TO BE DONE: Copy out each line of the data that holds the word "chart".

----------

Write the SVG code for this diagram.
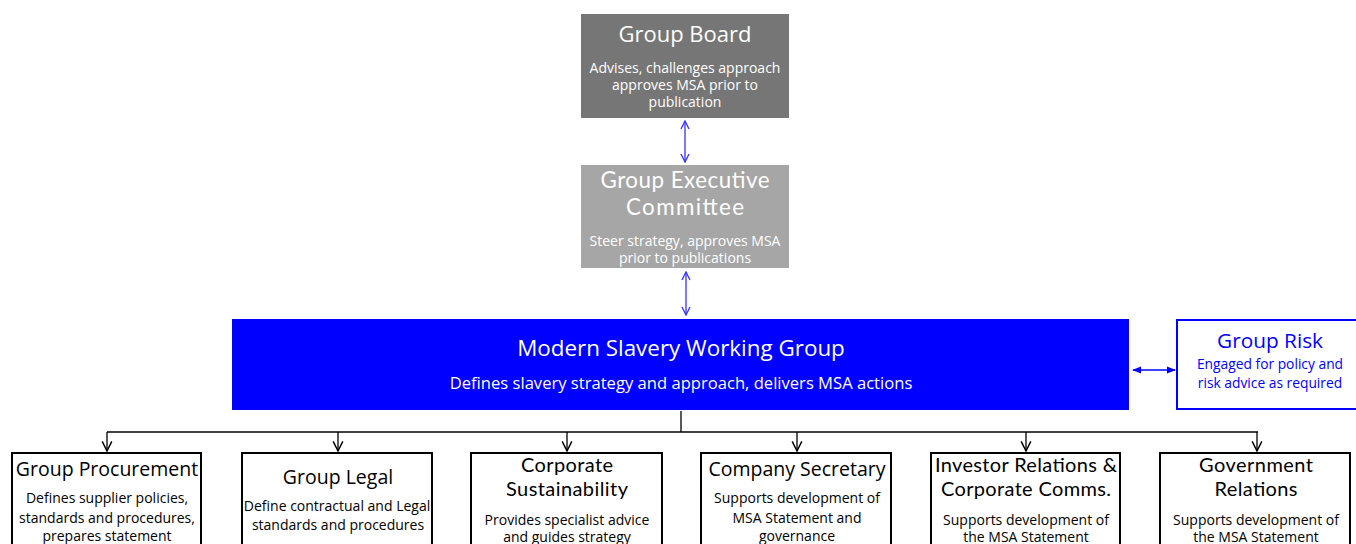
<svg xmlns="http://www.w3.org/2000/svg" width="1356" height="544" viewBox="0 0 1356 544">
<style>
text{font-family:"Open Sans","Liberation Sans",sans-serif;text-anchor:middle;dominant-baseline:central}
.w{fill:#fff}
.k{fill:#000}
.b{fill:#0000ff}
.t{font-size:22px}
.tb{font-size:19.5px}
.s{font-size:14px}
.l2{font-family:Lato,"Open Sans",sans-serif;font-weight:400}
.box{fill:#fff;stroke:#000;stroke-width:2}
.blu{stroke:#3333ff;stroke-width:1.3;fill:none}
.blk{stroke:#000;stroke-width:1.3;fill:none}
</style>
<defs>
<marker id="ob" viewBox="0 0 10 10" refX="9" refY="5" markerWidth="10" markerHeight="10" markerUnits="userSpaceOnUse" orient="auto-start-reverse"><path d="M1,1 L9,5 L1,9" fill="none" stroke="#3333ff" stroke-width="1.3"/></marker>
<marker id="fb" viewBox="0 0 10 10" refX="9" refY="5" markerWidth="9" markerHeight="9" markerUnits="userSpaceOnUse" orient="auto-start-reverse"><path d="M0,1 L10,5 L0,9 Z" fill="#0000ff"/></marker>
<marker id="ok" viewBox="0 0 10 10" refX="9" refY="5" markerWidth="12" markerHeight="12" markerUnits="userSpaceOnUse" orient="auto"><path d="M1,1 L9,5 L1,9" fill="none" stroke="#000" stroke-width="1.2"/></marker>
</defs>
<rect width="1356" height="544" fill="#fff"/>
<g id="connectors">
<line class="blu" x1="685" y1="121" x2="685" y2="162" marker-start="url(#ob)" marker-end="url(#ob)"/>
<line class="blu" x1="686" y1="272" x2="686" y2="315" marker-start="url(#ob)" marker-end="url(#ob)"/>
<line x1="1133" y1="370" x2="1175" y2="370" stroke="#0000ff" stroke-width="1.5" marker-start="url(#fb)" marker-end="url(#fb)"/>
<line class="blk" x1="681" y1="411" x2="681" y2="432" stroke-width="2"/>
<line class="blk" x1="107" y1="432" x2="1258" y2="432"/>
<line class="blk" x1="107" y1="432" x2="107" y2="451" marker-end="url(#ok)"/>
<line class="blk" x1="338" y1="432" x2="338" y2="451" marker-end="url(#ok)"/>
<line class="blk" x1="567" y1="432" x2="567" y2="451" marker-end="url(#ok)"/>
<line class="blk" x1="797" y1="432" x2="797" y2="451" marker-end="url(#ok)"/>
<line class="blk" x1="1026" y1="432" x2="1026" y2="451" marker-end="url(#ok)"/>
<line class="blk" x1="1257" y1="432" x2="1257" y2="451" marker-end="url(#ok)"/>
</g>
<g id="group-board">
<rect x="581" y="14" width="208" height="104" fill="#767676"/>
<text class="w t" x="685" y="33">Group Board</text>
<text class="w s" x="685" y="67">Advises, challenges approach</text>
<text class="w s" x="685" y="84">approves MSA prior to</text>
<text class="w s" x="685" y="101">publication</text>
</g>
<g id="group-exec">
<rect x="581" y="165" width="208" height="103" fill="#a6a6a6"/>
<text class="w l2" x="685" y="179" font-size="22.4"><tspan x="685" textLength="169" lengthAdjust="spacing">Group Executive</tspan><tspan x="685" dy="27" textLength="118" lengthAdjust="spacing">Committee</tspan></text>
<text class="w s" x="685" y="240">Steer strategy, approves MSA</text>
<text class="w s" x="685" y="257">prior to publications</text>
</g>
<g id="mswg">
<rect x="232" y="319" width="897" height="91" fill="#0000ff"/>
<text class="w" x="681" y="347" font-size="22.4">Modern Slavery Working Group</text>
<text class="w" x="681" y="382" font-size="16.6">Defines slavery strategy and approach, delivers MSA actions</text>
</g>
<g id="group-risk">
<rect x="1177" y="320" width="182" height="89" fill="#fff" stroke="#0000ff" stroke-width="2"/>
<text class="b" x="1270" y="340" font-size="20.8">Group Risk</text>
<text class="b" x="1270" y="363" font-size="13.8">Engaged for policy and</text>
<text class="b" x="1270" y="382" font-size="13.8">risk advice as required</text>
</g>
<g id="group-procurement">
<rect class="box" x="12" y="453" width="189" height="100"/>
<text class="k tb" x="107" y="468">Group Procurement</text>
<text class="k s" x="107" y="497">Defines supplier policies,</text>
<text class="k s" x="107" y="517">standards and procedures,</text>
<text class="k s" x="107" y="535">prepares statement</text>
</g>
<g id="group-legal">
<rect class="box" x="242" y="453" width="190" height="100"/>
<text class="k tb" x="338" y="476">Group Legal</text>
<text class="k s" x="337" y="505">Define contractual and Legal</text>
<text class="k s" x="338" y="524">standards and procedures</text>
</g>
<g id="corporate-sustainability">
<rect class="box" x="471" y="453" width="191" height="100"/>
<text class="k l2" x="567" y="464" font-size="20"><tspan x="567" textLength="92" lengthAdjust="spacing">Corporate</tspan><tspan x="567" dy="24" textLength="122" lengthAdjust="spacing">Sustainability</tspan></text>
<text class="k s" x="567" y="519">Provides specialist advice</text>
<text class="k s" x="567" y="536">and guides strategy</text>
</g>
<g id="company-secretary">
<rect class="box" x="701" y="453" width="190" height="100"/>
<text class="k tb" x="797" y="468">Company Secretary</text>
<text class="k s" x="797" y="497">Supports development of</text>
<text class="k s" x="797" y="517">MSA Statement and</text>
<text class="k s" x="797" y="535">governance</text>
</g>
<g id="investor-relations">
<rect class="box" x="931" y="453" width="189" height="100"/>
<text class="k l2" x="1026" y="464" font-size="20"><tspan x="1026" textLength="182" lengthAdjust="spacing">Investor Relations &amp;</tspan><tspan x="1026" dy="24" textLength="170" lengthAdjust="spacing">Corporate Comms.</tspan></text>
<text class="k s" x="1026" y="519">Supports development of</text>
<text class="k s" x="1026" y="536">the MSA Statement</text>
</g>
<g id="government-relations">
<rect class="box" x="1160" y="453" width="190" height="100"/>
<text class="k l2" x="1256" y="464" font-size="20"><tspan x="1256" textLength="114" lengthAdjust="spacing">Government</tspan><tspan x="1256" dy="24" textLength="83" lengthAdjust="spacing">Relations</tspan></text>
<text class="k s" x="1256" y="519">Supports development of</text>
<text class="k s" x="1256" y="536">the MSA Statement</text>
</g>
</svg>
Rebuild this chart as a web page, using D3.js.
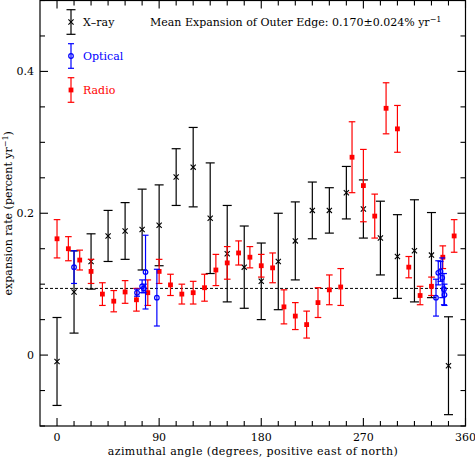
<!DOCTYPE html>
<html>
<head>
<meta charset="utf-8">
<script src="https://cdn.jsdelivr.net/npm/d3@7"></script>
<style>
  html, body { margin: 0; padding: 0; background: #fff; }
  svg { display: block; }
  text { font-family: "DejaVu Serif", serif; font-size: 11px; }
</style>
</head>
<body>
<div id="chart"></div>
<script>
// X-ray (black crosses)
const xrayAngle = [0, 15, 30, 45, 60, 75, 90, 105, 120, 135, 150, 165,
                   180, 195, 210, 225, 240, 255, 270, 285, 300, 315, 330, 345];
const xrayRate = [-0.009, 0.089, 0.132, 0.168, 0.175, 0.177, 0.183, 0.251, 0.265, 0.193, 0.143, 0.124,
                  0.104, 0.132, 0.161, 0.204, 0.204, 0.229, 0.206, 0.165, 0.139, 0.147, 0.141, -0.015];
const xrayErr = [0.062, 0.058, 0.039, 0.036, 0.040, 0.057, 0.057, 0.040, 0.056, 0.078, 0.068, 0.058,
                 0.054, 0.068, 0.055, 0.040, 0.032, 0.037, 0.041, 0.052, 0.059, 0.072, 0.060, 0.069];

// Optical (blue open circles)
const opticalAngle = [15, 70.5, 75, 76.5, 78, 88, 334, 336, 338, 339.5, 341, 341.5];
const opticalRate = [0.124, 0.088, 0.097, 0.094, 0.117, 0.081, 0.081, 0.116, 0.118, 0.109, 0.093, 0.085];
const opticalErr = [0.023, 0.005, 0.009, 0.006, 0.052, 0.040, 0.026, 0.017, 0.014, 0.028, 0.022, 0.015];

// Radio (red filled squares)
const radioAngle = [0, 10, 20, 30, 40, 50, 60, 70, 80, 90, 100, 110,
                    120, 130, 140, 150, 160, 170, 180, 190, 200, 210, 220, 230,
                    240, 250, 260, 270, 280, 290, 300, 310, 320, 330, 340, 350];
const radioRate = [0.164, 0.150, 0.134, 0.118, 0.086, 0.076, 0.089, 0.078, 0.088, 0.118, 0.099, 0.086,
                   0.088, 0.095, 0.120, 0.130, 0.144, 0.138, 0.126, 0.123, 0.068, 0.055, 0.043, 0.074,
                   0.092, 0.096, 0.279, 0.239, 0.196, 0.348, 0.319, 0.124, 0.084, 0.097, 0.138, 0.168];
const radioErr = [0.027, 0.017, 0.014, 0.017, 0.016, 0.015, 0.016, 0.016, 0.018, 0.017, 0.015, 0.014,
                  0.016, 0.019, 0.022, 0.023, 0.017, 0.015, 0.016, 0.021, 0.024, 0.019, 0.019, 0.021,
                  0.021, 0.026, 0.050, 0.051, 0.031, 0.036, 0.033, 0.015, 0.013, 0.013, 0.016, 0.023];

const meanLevel = 0.094;
const xTickLabels = [0, 90, 180, 270, 360];
const yTickLabels = [0, 0.2, 0.4];

const width = 475, height = 458;
const margin = {left: 40, right: 9.5, top: 0.5, bottom: 32};

const svg = d3.select("#chart").append("svg")
    .attr("width", width)
    .attr("height", height);

const x = d3.scaleLinear().domain([-15, 360]).range([margin.left, width - margin.right]);
const y = d3.scaleLinear().domain([-0.1, 0.5]).range([height - margin.bottom, margin.top]);

const x0 = x.range()[0], x1 = x.range()[1];
const y0 = y.range()[0], y1 = y.range()[1];

// Frame
svg.append("rect")
    .attr("x", x0).attr("y", y1)
    .attr("width", x1 - x0).attr("height", y0 - y1)
    .style("fill", "none").style("stroke", "#000").style("stroke-width", 1.2);

// Ticks: every 15 degrees, major every 90
const xTicks = d3.range(0, 361, 15);
const yTicks = d3.range(-0.1, 0.501, 0.05).map(v => +v.toFixed(2));
const ticks = svg.append("g").style("stroke", "#000").style("stroke-width", 1.1);
xTicks.forEach(t => {
    const len = t % 90 === 0 ? 8 : 5;
    ticks.append("line").attr("x1", x(t)).attr("x2", x(t)).attr("y1", y0).attr("y2", y0 - len);
    ticks.append("line").attr("x1", x(t)).attr("x2", x(t)).attr("y1", y1).attr("y2", y1 + len);
});
yTicks.forEach(t => {
    const major = Math.abs(Math.round(t * 100) % 20) === 0;
    const len = major ? 8 : 5;
    ticks.append("line").attr("x1", x0).attr("x2", x0 + len).attr("y1", y(t)).attr("y2", y(t));
    ticks.append("line").attr("x1", x1).attr("x2", x1 - len).attr("y1", y(t)).attr("y2", y(t));
});

// Tick labels
svg.selectAll(".xlab").data(xTickLabels).enter().append("text")
    .attr("x", d => x(d)).attr("y", y0 + 15)
    .attr("text-anchor", "middle")
    .text(d => d);
svg.selectAll(".ylab").data(yTickLabels).enter().append("text")
    .attr("x", x0 - 6).attr("y", d => y(d) + 4)
    .attr("text-anchor", "end")
    .text(d => d);

// Axis titles
svg.append("text")
    .attr("x", (x0 + x1) / 2).attr("y", y0 + 29)
    .attr("text-anchor", "middle")
    .attr("textLength", 290)
    .attr("lengthAdjust", "spacing")
    .text("azimuthal angle (degrees, positive east of north)");

const ylab = svg.append("text")
    .attr("transform", `translate(12,${(y0 + y1) / 2}) rotate(-90)`)
    .attr("text-anchor", "middle");
ylab.append("tspan").text("expansion rate (percent yr");
ylab.append("tspan").attr("dy", -4).style("font-size", "8px").text("−1");
ylab.append("tspan").attr("dy", 4).text(")");

// Title
const title = svg.append("text").attr("x", 150).attr("y", 26);
title.append("tspan").text("Mean Expansion of Outer Edge: 0.170±0.024% yr");
title.append("tspan").attr("dy", -4).style("font-size", "8px").text("−1");

// Mean line
svg.append("line")
    .attr("x1", x0).attr("x2", x1)
    .attr("y1", y(meanLevel)).attr("y2", y(meanLevel))
    .style("stroke", "#000").style("stroke-width", 1)
    .style("stroke-dasharray", "3,2");

// error bar helper
function errorBars(g, px, pyLo, pyHi, cap, color) {
    g.append("line").attr("x1", px).attr("x2", px).attr("y1", pyLo).attr("y2", pyHi)
        .style("stroke", color).style("stroke-width", 1.2);
    g.append("line").attr("x1", px - cap).attr("x2", px + cap).attr("y1", pyLo).attr("y2", pyLo)
        .style("stroke", color).style("stroke-width", 1.2);
    g.append("line").attr("x1", px - cap).attr("x2", px + cap).attr("y1", pyHi).attr("y2", pyHi)
        .style("stroke", color).style("stroke-width", 1.2);
}
function cross(g, px, py) {
    const s = 2.6;
    g.append("path")
        .attr("d", `M${px - s},${py - s}L${px + s},${py + s}M${px - s},${py + s}L${px + s},${py - s}`)
        .style("stroke", "#000").style("stroke-width", 1.1).style("fill", "none");
}
function square(g, px, py) {
    g.append("rect").attr("x", px - 2.4).attr("y", py - 2.4).attr("width", 4.8).attr("height", 4.8)
        .style("fill", "#f00");
}
function circle(g, px, py) {
    g.append("circle").attr("cx", px).attr("cy", py).attr("r", 2.3)
        .style("fill", "none").style("stroke", "#00f").style("stroke-width", 1.2);
}

// X-ray
const gx = svg.append("g").attr("class", "xray");
xrayAngle.forEach((a, i) => {
    errorBars(gx, x(a), y(xrayRate[i] - xrayErr[i]), y(xrayRate[i] + xrayErr[i]), 4.5, "#000");
    cross(gx, x(a), y(xrayRate[i]));
});

// Radio
const gr = svg.append("g").attr("class", "radio");
radioAngle.forEach((a, i) => {
    errorBars(gr, x(a), y(radioRate[i] - radioErr[i]), y(radioRate[i] + radioErr[i]), 3.3, "#f00");
    square(gr, x(a), y(radioRate[i]));
});

// Optical
const go = svg.append("g").attr("class", "optical");
opticalAngle.forEach((a, i) => {
    errorBars(go, x(a), y(opticalRate[i] - opticalErr[i]), y(opticalRate[i] + opticalErr[i]), 3, "#00f");
    circle(go, x(a), y(opticalRate[i]));
});

// Legend
const legend = [
    {name: "X\u2013ray", color: "#000", cy: 22, cap: 4.5, mark: cross},
    {name: "Optical", color: "#00f", cy: 56, cap: 3, mark: circle},
    {name: "Radio", color: "#f00", cy: 90, cap: 3.3, mark: square}
];
const gl = svg.append("g").attr("class", "legend");
legend.forEach(d => {
    errorBars(gl, 71, d.cy + 12.3, d.cy - 12.3, d.cap, d.color);
    d.mark(gl, 71, d.cy);
    gl.append("text").attr("x", 83).attr("y", d.cy + 4)
        .style("fill", d.color).text(d.name);
});
</script>
</body>
</html>
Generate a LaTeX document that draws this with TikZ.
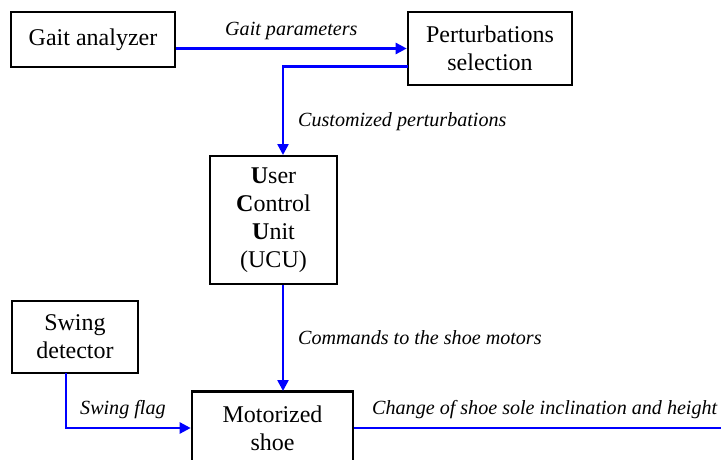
\documentclass[tikz,border=0pt]{standalone}
\usepackage{fontspec}
\setmainfont{Liberation Serif}
\usetikzlibrary{arrows.meta}
\begin{document}
\begin{tikzpicture}[x=1pt,y=-1pt,
  blk/.style={draw=black,line width=2.6pt,fill=white,inner sep=0pt,align=center,
    font=\fontsize{24}{28}\selectfont},
  conn/.style={draw={rgb,255:red,0;green,0;blue,255},line width=2.5pt},
  arr/.style={conn,-{Triangle[length=11pt,width=11pt]}},
  lbl/.style={inner sep=0pt,anchor=west,font=\fontsize{20.1}{24}\selectfont\itshape}]
\useasboundingbox (0,0) rectangle (721,460);
\node[blk,minimum width=164pt,minimum height=55pt] (ga) at (93,39.5) {Gait analyzer};
\node[blk,minimum width=164pt,minimum height=73pt] (pert) at (490,48.5) {Perturbations\\selection};
\node[blk,minimum width=127pt,minimum height=128pt] (ucu) at (273.5,220) {\textbf{U}ser\\\textbf{C}ontrol\\\textbf{U}nit\\(UCU)};
\node[blk,minimum width=126pt,minimum height=72pt] (sw) at (75,337) {Swing\\detector};
\node[blk,minimum width=161pt,minimum height=73pt] (shoe) at (272.5,428) {Motorized\\shoe};
\coordinate (pout) at (408,66.7);
\coordinate (ucuin) at (283,155);
\coordinate (ucuout) at (283,285);
\coordinate (shoein) at (283,391);
\coordinate (swout) at (66,373);
\coordinate (out) at (721,428);
\draw[arr] (ga.east |- pert.west) -- (pert.west);
\draw[arr] (pout) -| (ucuin);
\draw[arr] (ucuout) -- (shoein);
\draw[arr] (swout) |- (shoe.west);
\draw[conn] (shoe.east) -- (out);
\node[lbl] (l1) at (225,31) {Gait parameters};
\node[lbl] (l2) at (298,122) {Customized perturbations};
\node[lbl] (l3) at (298,338) {Commands to the shoe motors};
\node[lbl] (l4) at (80,410) {Swing flag};
\node[lbl] (l5) at (372,410) {Change of shoe sole inclination and height};
\end{tikzpicture}
\end{document}
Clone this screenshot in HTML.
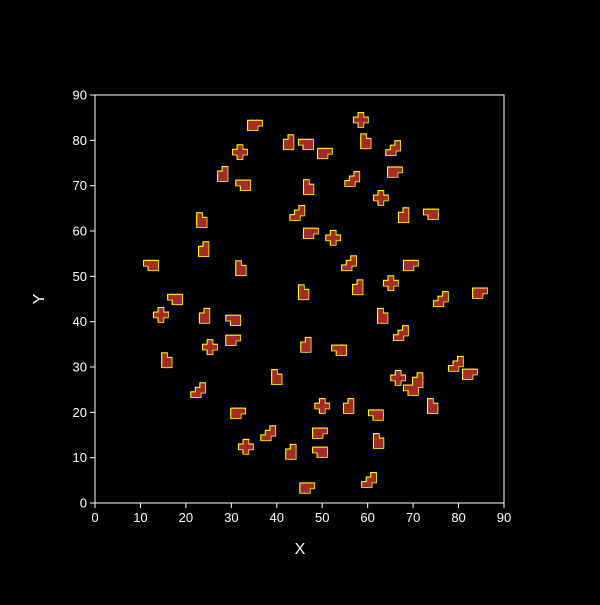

----------

TASK OUTPUT:
Rebuild this chart as a web page, using D3.js.
<div id="chart"></div>
const svg = d3.select("#chart").append("svg")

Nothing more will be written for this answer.